Sunday 11.6.11

Excellent capture.

Or, great capture. Sometimes people will comment on some image I took with that phrase. Capture. Capture? I never thought of anything I shot as anything captured. One definition of capture is: the act of recording in a permanent file (data file). Well, ok… I suppose a digital file image is a data file. Still, I almost don’t think of  it that way. The way these people use that phrase, it makes me think of hunting. I’m not hunting anything. Some deer hunters come back with a fantastic buck with a really weird rack. If it was still alive, I suppose you could call it an excellent capture. Maybe excellent capture should be reserved for those guys who catch animals or reptiles in human areas and release them back out into the wild. “Hey, Bob… you caught that python near the swing set and returned it to the swamp where it belongs. GREAT CAPTURE!”

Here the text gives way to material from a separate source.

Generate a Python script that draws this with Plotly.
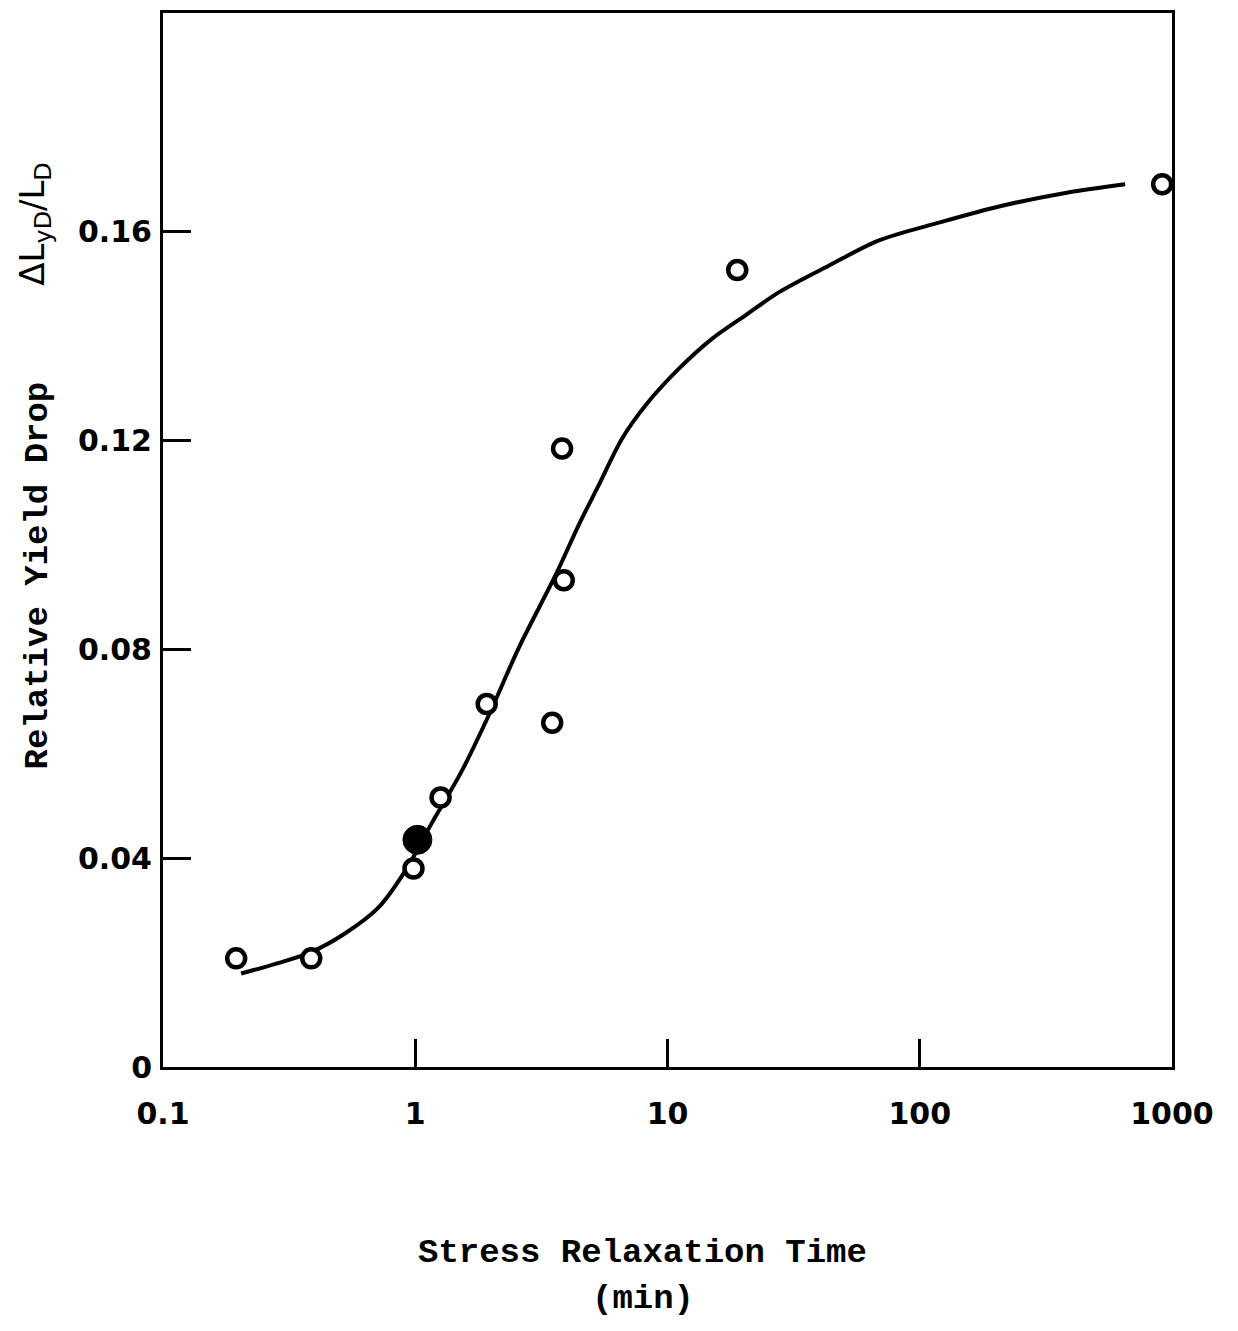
import plotly.graph_objects as go

# Measured data points (stress relaxation time in min, relative yield drop)
time_open = [0.195, 0.387, 0.984, 1.26, 1.92, 3.49, 3.88, 3.82, 18.9, 914]
drop_open = [0.0208, 0.0208, 0.0380, 0.0516, 0.0695, 0.0659, 0.0932, 0.1184, 0.1526, 0.1690]

time_filled = [1.02]
drop_filled = [0.0435]

# Hand-drawn fitted curve
curve_time = [0.204, 0.286, 0.387, 0.528, 0.714, 0.914, 1.16, 1.53, 1.95, 2.57,
              3.61, 4.46, 5.35, 6.60, 8.22, 11.1, 15.0, 20.5, 27.8, 43.9, 69.3,
              120, 208, 383, 652]
curve_drop = [0.0179, 0.0199, 0.0220, 0.0256, 0.0305, 0.0376, 0.0466, 0.0567, 0.0672, 0.0802,
              0.0943, 0.1039, 0.1115, 0.1203, 0.1268, 0.1337, 0.1394, 0.1440, 0.1484, 0.1535,
              0.1583, 0.1617, 0.1648, 0.1674, 0.1690]

x_tickvals = [0.1, 1, 10, 100, 1000]
x_ticktext = ["0.1", "1", "10", "100", "1000"]
y_tickvals = [0, 0.04, 0.08, 0.12, 0.16]
y_ticktext = ["0", "0.04", "0.08", "0.12", "0.16"]

fig = go.Figure()

fig.add_trace(go.Scatter(
    x=curve_time, y=curve_drop, mode="lines",
    line=dict(color="black", width=4, shape="spline", smoothing=0.9),
    showlegend=False, hoverinfo="skip"))

fig.add_trace(go.Scatter(
    x=time_open, y=drop_open, mode="markers",
    marker=dict(symbol="circle", size=18, color="white",
                line=dict(color="black", width=4.5)),
    showlegend=False))

fig.add_trace(go.Scatter(
    x=time_filled, y=drop_filled, mode="markers",
    marker=dict(symbol="circle", size=29, color="black",
                line=dict(color="black", width=1)),
    showlegend=False))

tickfont = dict(family="DejaVu Sans", size=30, color="black", weight="bold")

fig.update_xaxes(
    type="log", range=[-1, 3],
    tickvals=x_tickvals, ticktext=x_ticktext,
    ticks="inside", ticklen=28, tickwidth=2.5, tickcolor="black",
    showline=True, linewidth=3, linecolor="black", mirror=True,
    showgrid=False, zeroline=False,
    tickfont=tickfont, ticklabelstandoff=18)

fig.update_yaxes(
    range=[0, 0.2018],
    tickvals=y_tickvals, ticktext=y_ticktext,
    ticks="inside", ticklen=28, tickwidth=2.5, tickcolor="black",
    showline=True, linewidth=3, linecolor="black", mirror=True,
    showgrid=False, zeroline=False,
    tickfont=tickfont, ticklabelstandoff=2)

mono = dict(family="Liberation Mono", size=34, color="black", weight="bold")

fig.add_annotation(text="Stress Relaxation Time", xref="paper", yref="paper",
                   x=0.4757, y=-0.176, showarrow=False, font=mono,
                   xanchor="center", yanchor="middle")
fig.add_annotation(text="(min)", xref="paper", yref="paper",
                   x=0.4757, y=-0.2204, showarrow=False, font=mono,
                   xanchor="center", yanchor="middle")
fig.add_annotation(text="Relative Yield Drop", xref="paper", yref="paper",
                   x=-0.1239, y=0.4664, showarrow=False, font=mono, textangle=-90,
                   xanchor="center", yanchor="middle")
fig.add_annotation(text="\u0394L<sub>yD</sub>/L<sub>D</sub>", xref="paper", yref="paper",
                   x=-0.127, y=0.80, showarrow=False,
                   font=dict(family="DejaVu Sans", size=34, color="black"), textangle=-90,
                   xanchor="center", yanchor="middle")

fig.update_layout(
    width=1222, height=1315,
    margin=dict(l=155, r=58, t=2, b=256),
    paper_bgcolor="white", plot_bgcolor="white",
    showlegend=False)

fig.write_html("out.html")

Great or excellent capture kind of makes me think that what people see is what is really there. Don’t be fooled. Usually it is not. Had I not set the camera a certain way, had I not arranged the lights in a particular manner, had the model not worn THAT outfit with THAT hair and THAT makeup and posed in THAT fashion and had I not shot the picture at THAT angle – stuff we kind of actually had planned for the shot… we would not have “captured” that image. Captured… like the image was just floating around out there to be randomly shot by my camera. I kind of think of a “captured” image as just another way of saying “lucky mistake.” Sure, I have those from time to time but I’m not ever planning things that way.

Then there’s “after the shot.” After the shot I look things over and make adjustments as I feel necessary. I may adjust the angle or the crop. I may clean up a bunch of cruddy skin or remove junk in the edge of the frame that should not have been there or I feel should not be visible. I may want to direct the focus of the image so you see what I want you to see or give you a sense of feeling that I want to give you. That’s not a great capture. That’s manipulation. Don’t ever believe what you see. You can appreciate the hell out of it but realize that most of the time, more went into this image than pointing and shooting.

Here’s an example. Not a good example, but still…

This image was a fail. In my opinion, the rope was not the way it should have been. To me, it was sloppy. There’s not much the model can do at this point other than get through it. This whole suspension lasted only a few minutes or so. Tie, spin and shoot. So… what to do with it? I was not pleased with myself on the rope but I had these pictures. Could I salvage anything? I tried. There was a better “head” in another image, so that was placed on this one. I did not like the color and tone, so I changed it. I did not like the floor in the shot, so I removed it. I don’t know if it works or not but it is what I came up with. Lucky for me I “captured” all of the elements that I needed to manipulate one image into something else.

There happens to be 1 mouse running around here in the shop. Once I trap this dude… THAT will be a great capture.